The Good Sheep
I spent several years of my growing up in sheep country in northern Nevada. There was a very large flock of sheep that would spend the summers grazing in the mountain meadows and the winters in the valleys below. This flock seemed to me to number in the thousands. Oddly enough the sheep were lead by a mule with a bell around its neck. After years working with the shepherds the mule learned the routine of guiding the sheep back and forth to pasture. The sheep followed the sound of the bell. The mule was essentially the shepherd, and it seemed to be a good enough shepherd.
One fall day as the mule was bringing the sheep down from the mountains it led them onto a railroad track and a speeding freight train mowed down hundreds. I guess the mule knew when it was safely across the tracks but it lacked the ability to understand that the sheep would need a lot more time to cross and reach safety. And the blindly trusting sheep did not know when to stop following the mulish shepherd.
Today’s gospel was about the Good Shepherd. It also mentioned the Bad Shepherd, the hired hand who runs at the first sign of trouble. What is not mentioned is the Incompetent Shepherd, like the mule, who may think that he has the best interests of the sheep in mind but whose actions cause the sheep to suffer greatly; often the result is no better than being lead by the Bad Shepherd.

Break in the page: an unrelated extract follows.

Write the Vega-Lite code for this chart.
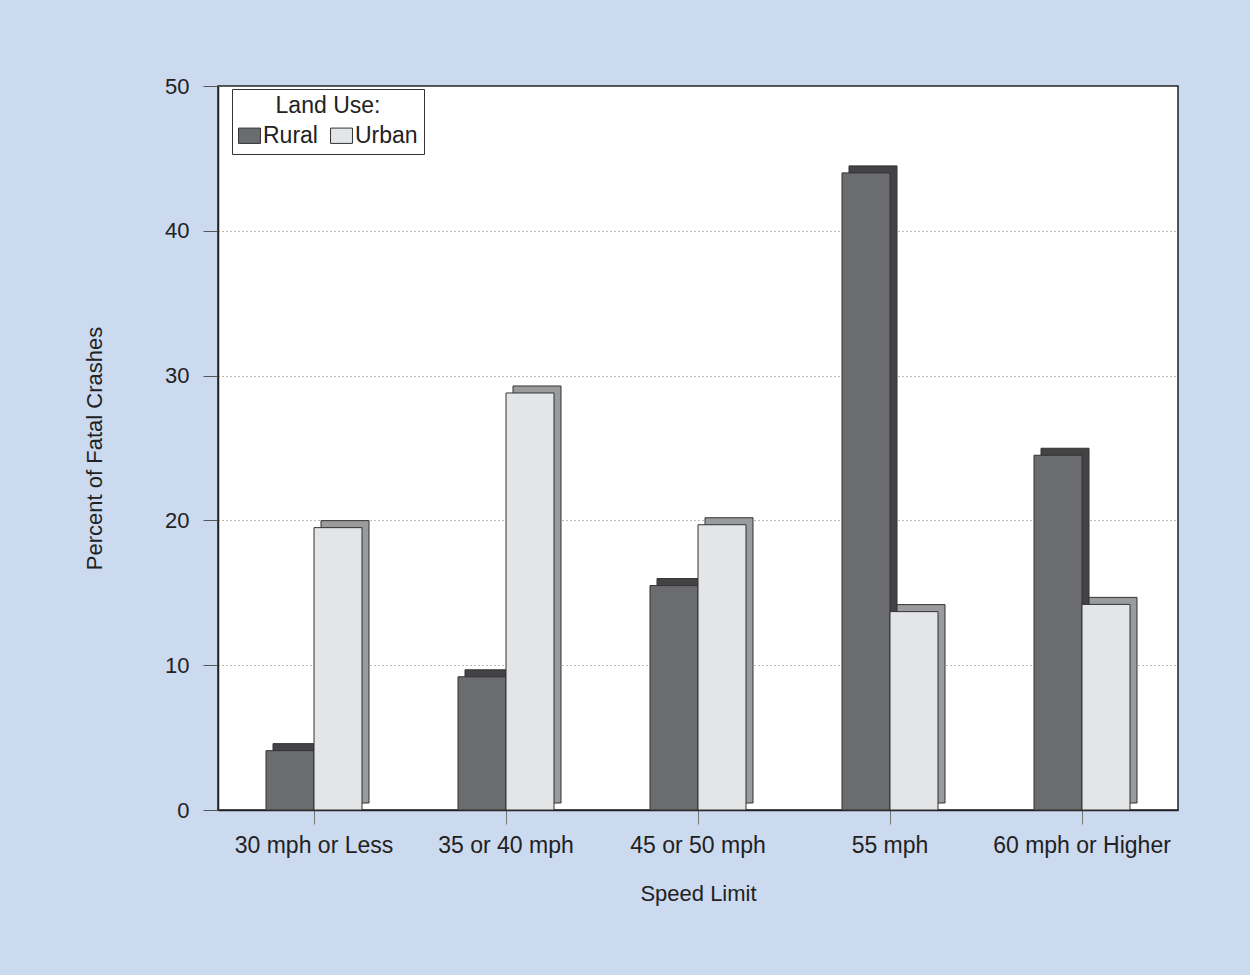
{
  "$schema": "https://vega.github.io/schema/vega-lite/v6.json",
  "autosize": {"type": "none"},
  "width": 960,
  "height": 724,
  "padding": {"left": 218, "top": 86, "right": 72, "bottom": 165},
  "background": "#cbdaef",
  "config": {
    "font": "Liberation Sans",
    "view": {"fill": "white", "stroke": "#222222", "strokeWidth": 1.5},
    "axis": {"labelFont": "Liberation Sans", "titleFont": "Liberation Sans", "labelColor": "#222222", "titleColor": "#222222"},
    "legend": {"labelFont": "Liberation Sans", "titleFont": "Liberation Sans"}
  },
  "data": {
    "values": [
      {"speed": "30 mph or Less", "land": "Rural", "pct": 4.1},
      {"speed": "30 mph or Less", "land": "Urban", "pct": 19.5},
      {"speed": "35 or 40 mph", "land": "Rural", "pct": 9.2},
      {"speed": "35 or 40 mph", "land": "Urban", "pct": 28.8},
      {"speed": "45 or 50 mph", "land": "Rural", "pct": 15.5},
      {"speed": "45 or 50 mph", "land": "Urban", "pct": 19.7},
      {"speed": "55 mph", "land": "Rural", "pct": 44.0},
      {"speed": "55 mph", "land": "Urban", "pct": 13.7},
      {"speed": "60 mph or Higher", "land": "Rural", "pct": 24.5},
      {"speed": "60 mph or Higher", "land": "Urban", "pct": 14.2}
    ]
  },
  "encoding": {
    "x": {
      "field": "speed", "type": "nominal", "sort": null,
      "scale": {"paddingInner": 0.5, "paddingOuter": 0.25},
      "axis": {
        "title": "Speed Limit", "labelAngle": 0, "labelFontSize": 23, "titleFontSize": 22,
        "titleFontWeight": "normal", "labelPadding": 10, "titlePadding": 26,
        "tickSize": 14, "tickColor": "#777777", "domainColor": "#222222", "domainWidth": 1.5
      }
    },
    "y": {
      "field": "pct", "type": "quantitative",
      "scale": {"domain": [0, 50]},
      "axis": {
        "title": "Percent of Fatal Crashes", "values": [0, 10, 20, 30, 40, 50],
        "labelFontSize": 22, "titleFontSize": 22, "titleFontWeight": "normal",
        "labelPadding": 14, "titlePadding": 58, "tickSize": 15, "tickColor": "#555555",
        "domainColor": "#222222", "domainWidth": 1.5,
        "grid": true, "gridColor": "#777777", "gridDash": [1, 3], "gridWidth": 1
      }
    }
  },
  "layer": [
    {
      "mark": {"type": "bar", "yOffset": -7, "stroke": "#333333", "strokeWidth": 1},
      "encoding": {
        "xOffset": {"field": "land", "type": "nominal", "scale": {"range": [7, 103]}},
        "color": {
          "field": "land", "type": "nominal",
          "scale": {"domain": ["Rural", "Urban"], "range": ["#434346", "#9a9b9d"]},
          "legend": null
        }
      }
    },
    {
      "mark": {"type": "bar", "stroke": "#333333", "strokeWidth": 1},
      "encoding": {
        "xOffset": {"field": "land", "type": "nominal"},
        "color": {
          "field": "land", "type": "nominal",
          "scale": {"domain": ["Rural", "Urban"], "range": ["#6b6c70", "#e4e5e7"]},
          "legend": {
            "title": "Land Use:", "orient": "none", "legendX": 14, "legendY": 3,
            "direction": "horizontal", "titleAnchor": "middle", "titleFontSize": 23,
            "titleFontWeight": "normal", "titleColor": "#222222", "labelFontSize": 23,
            "labelColor": "#222222", "symbolType": "M-1,-0.7H1V0.7H-1Z", "symbolSize": 480,
            "symbolStrokeColor": "#333333", "symbolStrokeWidth": 1, "fillColor": "white",
            "strokeColor": "#333333", "padding": 6, "columnPadding": 10, "labelOffset": 2,
            "titlePadding": 6
          }
        }
      }
    }
  ],
  "resolve": {"scale": {"color": "independent", "xOffset": "independent"}, "legend": {"color": "independent"}}
}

Significantly, today’s gospel also talks about the Good Sheep. Jesus says, “My sheep know me in the same way that my Father knows me and I know the Father.” Therefore, the key to being Good Sheep is good knowledge. Good Sheep know enough to follow Good Shepherds and to not follow bad and incompetent shepherds. They know because they read the Bible, honestly pray, and study their faith. They actively take part in their spiritual growth. They know that simply because someone is given a position of authority does not necessarily make that person a good shepherd.
What makes a shepherd good, are his fruits. Jesus was near to finishing a long and inspiring sermon, one that left the crowds “astonished", the one that encapsulates his teaching and what he expects of his followers when he said, “By their fruits you will know them.” It was toward the end of the Sermon on the Mount. Read the 3 chapters in Matthew that the sermon spans (5-7), and see if you can recognize the fruits of Good, Bad, and Incompetent Shepherds. You know the Beatitudes, all fruits of Good Shepherds. But the Good Shepherd also reconciles before going to the altar (5:24), is honest (5:37), is not vindictive (5:38-42), loves his enemies (5:44), gives in secret (6:4), prays in secret (6:6), fasts in secret (6:17), is not concerned about clothes and appearances (6:28), does not judge (7:1), follows the “Golden Rule” (7:12), and recognizes true prophets and Good Shepherds by their fruits (7:16).
Look around you; who do you follow, and what are their fruits?